En esta escritura también figuraba que había que traer en procesión a la citada imagen del Cristo de Gracia desde la casa de la donante, y que a su paso por las distintas calles y centros religiosos se le daría el homenaje de respeto y devoción que la imagen se merecía, con adornos y repiques de campanas. Suponemos que la buena cera y el elegante adorno floral no se escatimaría por la zona alta de la ciudad, pero seguramente al llegar al humilde barrio de San Lorenzo, y especialmente a la plazuela de los Olmos (Jardín del Alpargate), lo más humilde de todo, los vecinos obsequiarían a su nuevo Cristo, como mucho, con su aseada presencia, y queremos pensar que, a modo de ofrenda, con productos del campo como pudieran ser los manojos de espárragos, que representaban para aquella sencilla gente el esfuerzo de todo un día de trabajo.
Estos pormenores no podemos conocerlos, pero sí disponemos de otra información curiosa que nos proporciona un protocolo del convento redactado años después, en 1694. En él se nos describe que la procesión despertó piadosos sentimientos y devoción al Cristo de Gracia. Pero todo pudo haberse ido al traste, ya que el autor del citado protocolo nos narra que, al entrar el cortejo en la parroquia de San Miguel por una puerta y tratar de salir por otra, como estaba previsto, hubo gente de este barrio que cerró la puerta de salida para evitar que el Cristo pudiese abandonar el templo, porque interpretaban que les pertenecía.

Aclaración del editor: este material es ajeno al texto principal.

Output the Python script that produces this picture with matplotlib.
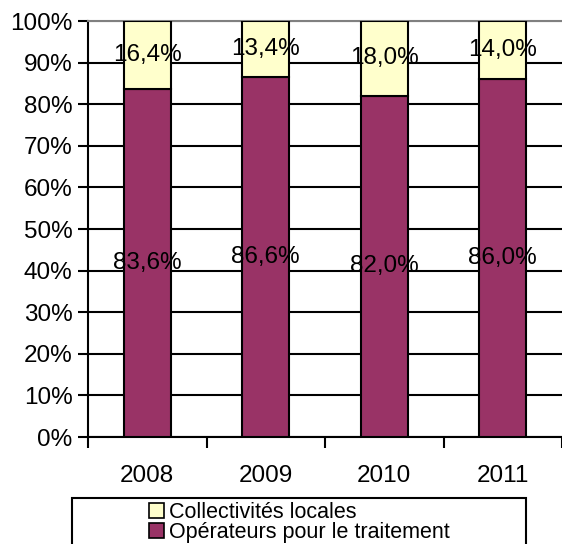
import numpy as np
import matplotlib.pyplot as plt
from matplotlib.patches import Patch, Rectangle

plt.rcParams['font.family'] = ['Liberation Sans', 'DejaVu Sans']

annees = ['2008', '2009', '2010', '2011']
operateurs = [83.6, 86.6, 82.0, 86.0]
collectivites = [16.4, 13.4, 18.0, 14.0]

col_op = '#993366'
col_coll = '#FFFFCC'

W, H = 562, 544
fig = plt.figure(figsize=(W/100, H/100), dpi=100)
ax = fig.add_axes([88/W, (H-437)/H, (W-88)/W, 416/H])

x = np.arange(len(annees))
op = np.array(operateurs) / 100
coll = np.array(collectivites) / 100
ax.bar(x, op, width=0.40, color=col_op, edgecolor='black', linewidth=1.5, zorder=3)
ax.bar(x, coll, bottom=op, width=0.40, color=col_coll, edgecolor='black', linewidth=1.5, zorder=3)

# etiquettes des valeurs
for i in range(len(annees)):
    ax.text(x[i], op[i] / 2, f"{operateurs[i]:.1f}%".replace('.', ','),
            ha='center', va='center', fontsize=17.5, zorder=4)
    ax.text(x[i], op[i] + coll[i] / 2, f"{collectivites[i]:.1f}%".replace('.', ','),
            ha='center', va='center', fontsize=17.5, zorder=4)

ax.set_xlim(-0.5, len(annees) - 0.5)
ax.set_ylim(0, 1)
yt = np.arange(0, 1.01, 0.1)
ax.set_yticks(yt)
ax.set_yticklabels([f"{int(round(v*100))}%" for v in yt], fontsize=17.5)
ax.set_xticks(x)
ax.set_xticklabels(annees, fontsize=17.5)
ax.set_xticks(np.arange(-0.5, len(annees), 1), minor=True)
ax.tick_params(axis='x', which='major', length=0, pad=20)
ax.tick_params(axis='x', which='minor', length=8, width=1.5, direction='out')
ax.tick_params(axis='y', length=7, width=1.5, direction='out', pad=4)

ax.grid(axis='y', color='black', linewidth=1.5, zorder=0)
gl = ax.yaxis.get_gridlines()
gl[-1].set_color('#808080')
ax.spines['right'].set_visible(False)
ax.spines['top'].set_color('#808080')
ax.spines['top'].set_linewidth(1.5)
ax.spines['left'].set_linewidth(1.5)
ax.spines['bottom'].set_linewidth(1.5)

# legende
handles = [Patch(facecolor=col_coll, edgecolor='black', linewidth=1.2),
           Patch(facecolor=col_op, edgecolor='black', linewidth=1.2)]
leg = fig.legend(handles, ['Collectivités locales', 'Opérateurs pour le traitement'],
                 loc='upper left', bbox_to_anchor=(149/W, 1 - 502/H),
                 fontsize=15.5, frameon=False,
                 handlelength=0.7, handleheight=0.7, handletextpad=0.25,
                 labelspacing=-0.05, borderpad=0.0, borderaxespad=0)
fig.patches.append(Rectangle((72/W, -0.01), (526-72)/W, (H-498)/H + 0.01,
                             transform=fig.transFigure, fill=False,
                             edgecolor='black', linewidth=1.5))

fig.savefig('out.png', dpi=100)
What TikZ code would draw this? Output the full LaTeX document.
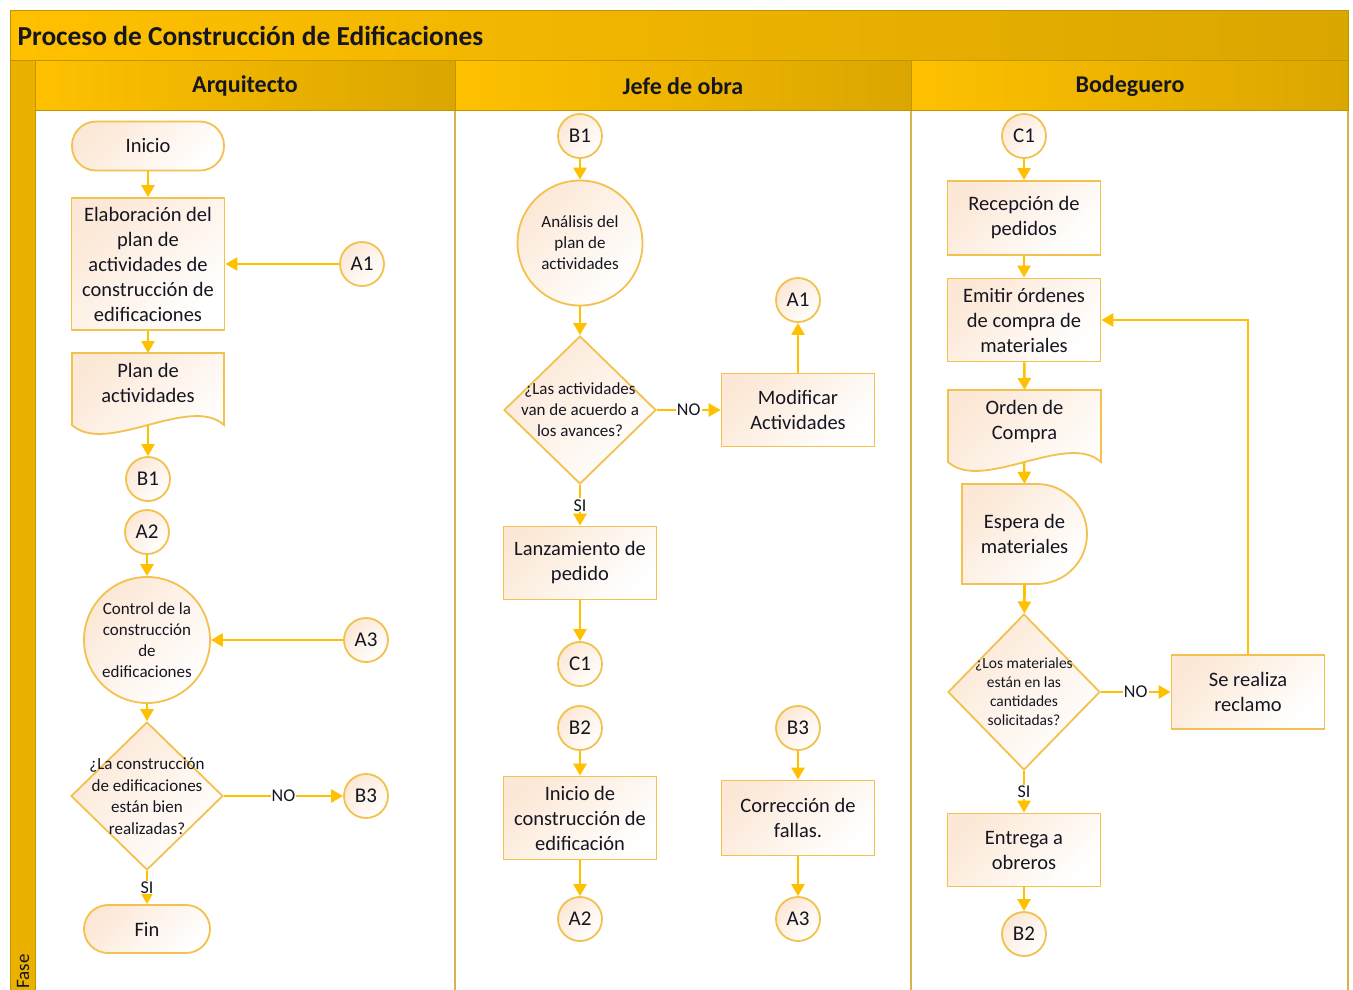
\documentclass[tikz,border=0pt]{standalone}
\usepackage{fontspec}
\setmainfont{Carlito}
\usetikzlibrary{shapes.geometric,arrows.meta,calc}

\definecolor{gold}{HTML}{FFC000}
\definecolor{golddk}{HTML}{DAA600}
\definecolor{goldedge}{HTML}{C29400}
\definecolor{laneedge}{HTML}{D8B24A}
\definecolor{shapeedge}{HTML}{F2C14E}
\definecolor{cream}{HTML}{FCE8D6}
\definecolor{ink}{HTML}{161622}

\tikzset{
  every node/.style={text=ink},
  flow/.style={draw=shapeedge, line width=1.8pt, top color=cream, bottom color=white, shading angle=45},
  box/.style={flow, rectangle, minimum width=153pt, minimum height=74pt, align=center,
    inner sep=1pt, font=\fontsize{20.5}{25}\selectfont},
  term/.style={flow, rectangle, rounded corners=24pt, minimum width=152pt, minimum height=49pt,
    font=\fontsize{20.5}{24}\selectfont},
  conn/.style={flow, circle, minimum size=44pt, inner sep=0pt, font=\fontsize{21}{24}\selectfont},
  bigcirc/.style={flow, circle, minimum size=126pt, inner sep=0pt},
  decision/.style={flow, diamond, minimum width=152pt, minimum height=148pt, inner sep=0pt},
  doctext/.style={align=center, inner sep=0pt, font=\fontsize{20.5}{25}\selectfont},
  arr/.style={draw=gold, line width=2.6pt, -{Triangle[length=12pt,width=13pt]}},
  lbl/.style={fill=white, inner sep=1pt, font=\fontsize{18}{18}\selectfont},
  lanehead/.style={left color=gold, right color=golddk, draw=goldedge, line width=1pt},
  headtext/.style={font=\fontsize{24}{24}\bfseries},
}

\begin{document}
\begin{tikzpicture}[x=1pt, y=-1pt]
\useasboundingbox (0,0) rectangle (1353,989);
\clip (0,0) rectangle (1353,989);

% ---- pool frame ----
\path[lanehead] (10,10) rectangle (1348,60);
\node[anchor=west, font=\fontsize{27.4}{28}\bfseries] (title) at (14,36) {Proceso de Construcción de Edificaciones};

\path[fill=white, draw=laneedge, line width=1.2pt] (35,110) rectangle (455,1000);
\path[fill=white, draw=laneedge, line width=1.2pt] (455,110) rectangle (911,1000);
\path[fill=white, draw=laneedge, line width=1.2pt] (911,110) rectangle (1348,1000);

\path[lanehead] (35,60) rectangle (455,110);
\path[lanehead] (455,60) rectangle (911,110);
\path[lanehead] (911,60) rectangle (1348,110);
\node[headtext] (h1) at (245,86) {Arquitecto};
\node[headtext] (h2) at (683,86) {Jefe de obra};
\node[headtext] (h3) at (1130,86) {Bodeguero};

\path[fill=gold!92!black, draw=goldedge, line width=1pt] (10,60) rectangle (35,1000);
\node[rotate=90, anchor=west, font=\fontsize{19}{19}\selectfont] (fase) at (23,992) {Fase};

% ---- Arquitecto ----
\node[term] (inicio) at (148,146) {Inicio};
\node[box, minimum height=132pt] (elab) at (148,264)
  {Elaboración del\\plan de\\actividades de\\construcción de\\edificaciones};
\node[conn] (a1l) at (362,264) {A1};

\path[flow] (72,353) -- (224,353) -- (224,425)
  .. controls (190,394) and (106,456) .. (72,425) -- cycle;
\node[doctext, minimum width=152pt, minimum height=60pt, anchor=north] (plan) at (148,353)
  {Plan de\\actividades};
\coordinate (planb) at (148,425);

\node[conn] (b1l) at (148,479) {B1};
\node[conn] (a2l) at (147,532) {A2};
\node[bigcirc, label={[align=center, font=\fontsize{17}{21}\selectfont]center:{Control de la\\construcción\\de\\edificaciones}}] (ctrl) at (147,640) {};
\node[conn] (a3l) at (366,640) {A3};
\node[decision, label={[align=center, font=\fontsize{17}{21.5}\selectfont]center:{¿La construcción\\de edificaciones\\están bien\\realizadas?}}] (d1) at (147,796) {};
\node[conn] (b3l) at (366,796) {B3};
\node[term, minimum width=126pt, minimum height=48pt] (fin) at (147,929) {Fin};

\draw[arr] (inicio) -- (elab);
\draw[arr] (a1l) -- (elab);
\draw[arr] (elab) -- (plan.north);
\draw[arr] (planb) -- (b1l);
\draw[arr] (a2l) -- (ctrl);
\draw[arr] (a3l) -- (ctrl);
\draw[arr] (ctrl) -- (d1);
\draw[arr] (d1.east) -- node[lbl] {NO} (b3l.west);
\draw[arr] (d1.south) -- node[lbl] {SI} (fin.north);

% ---- Jefe de obra ----
\node[conn] (b1m) at (580,136) {B1};
\node[bigcirc, minimum size=125pt, label={[align=center, font=\fontsize{17}{21}\selectfont]center:{Análisis del\\plan de\\actividades}}] (anal) at (580,243) {};
\node[decision, label={[align=center, font=\fontsize{17}{21}\selectfont]center:{¿Las actividades\\van de acuerdo a\\los avances?}}] (d2) at (580,410) {};
\node[box, minimum height=73pt] (modif) at (798,410) {Modificar\\Actividades};
\node[conn] (a1m) at (798,300) {A1};
\node[box, minimum height=73pt] (lanz) at (580,563) {Lanzamiento de\\pedido};
\node[conn] (c1m) at (580,664) {C1};
\node[conn] (b2m) at (580,728) {B2};
\node[box, minimum height=83pt] (inic) at (580,818) {Inicio de\\construcción de\\edificación};
\node[conn] (a2m) at (580,919) {A2};
\node[conn] (b3m) at (798,728) {B3};
\node[box, minimum height=75pt] (corr) at (798,818) {Corrección de\\fallas.};
\node[conn] (a3m) at (798,919) {A3};

\draw[arr] (b1m) -- (anal);
\draw[arr] (anal) -- (d2);
\draw[arr] (d2.east) -- node[lbl] {NO} (modif.west);
\draw[arr] (modif) -- (a1m);
\draw[arr] (d2.south) -- node[lbl] {SI} (lanz.north);
\draw[arr] (lanz) -- (c1m);
\draw[arr] (b2m) -- (inic);
\draw[arr] (inic) -- (a2m);
\draw[arr] (b3m) -- (corr);
\draw[arr] (corr) -- (a3m);

% ---- Bodeguero ----
\node[conn] (c1r) at (1024,136) {C1};
\node[box, minimum height=74pt] (recep) at (1024,218) {Recepción de\\pedidos};
\node[box, minimum height=83pt] (emit) at (1024,320) {Emitir órdenes\\de compra de\\materiales};

\path[flow] (948,390) -- (1101,390) -- (1101,462)
  .. controls (1067,431) and (982,493) .. (948,462) -- cycle;
\node[doctext, minimum width=153pt, minimum height=62pt, anchor=north] (orden) at (1024.5,390)
  {Orden de\\Compra};
\coordinate (ordenb) at (1024,462);

\path[flow] (962,484) -- (1037,484) arc[start angle=90, end angle=-90, radius=50pt]
  -- (962,584) -- cycle;
\node[doctext, minimum width=125pt, minimum height=100pt] (esp) at (1024.5,534)
  {Espera de\\materiales};

\node[decision, minimum height=156pt, label={[align=center, font=\fontsize{15.5}{19}\selectfont]center:{¿Los materiales\\están en las\\cantidades\\solicitadas?}}] (d3) at (1024,692) {};
\node[box, minimum height=74pt] (recl) at (1248,692) {Se realiza\\reclamo};
\node[box, minimum height=73pt] (entr) at (1024,850) {Entrega a\\obreros};
\node[conn] (b2r) at (1024,934) {B2};

\draw[arr] (c1r) -- (recep);
\draw[arr] (recep) -- (emit);
\draw[arr] (emit) -- (orden.north);
\draw[arr] (ordenb) -- (esp.north);
\draw[arr] (esp.south) -- (d3);
\draw[arr] (d3.east) -- node[lbl] {NO} (recl.west);
\draw[arr] (recl.north) |- (emit.east);
\draw[arr] (d3.south) -- node[lbl] {SI} (entr.north);
\draw[arr] (entr) -- (b2r);
\end{tikzpicture}
\end{document}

Fueron momentos muy difíciles, pues se cuenta que en la disputa sacaron a relucir hasta espadas y arcabuces. Pero, gracias a Dios, el Cristo de Gracia debió infundir la concordia entre aquellos feligreses alterados de San Miguel, y al final dejaron que se mudase a su nuevo barrio, donde fue colocado en el altar que fue de la primitiva ermita de Nuestra Señora de Gracia, pues los trinitarios aún no habían levantado su iglesia sobre la misma.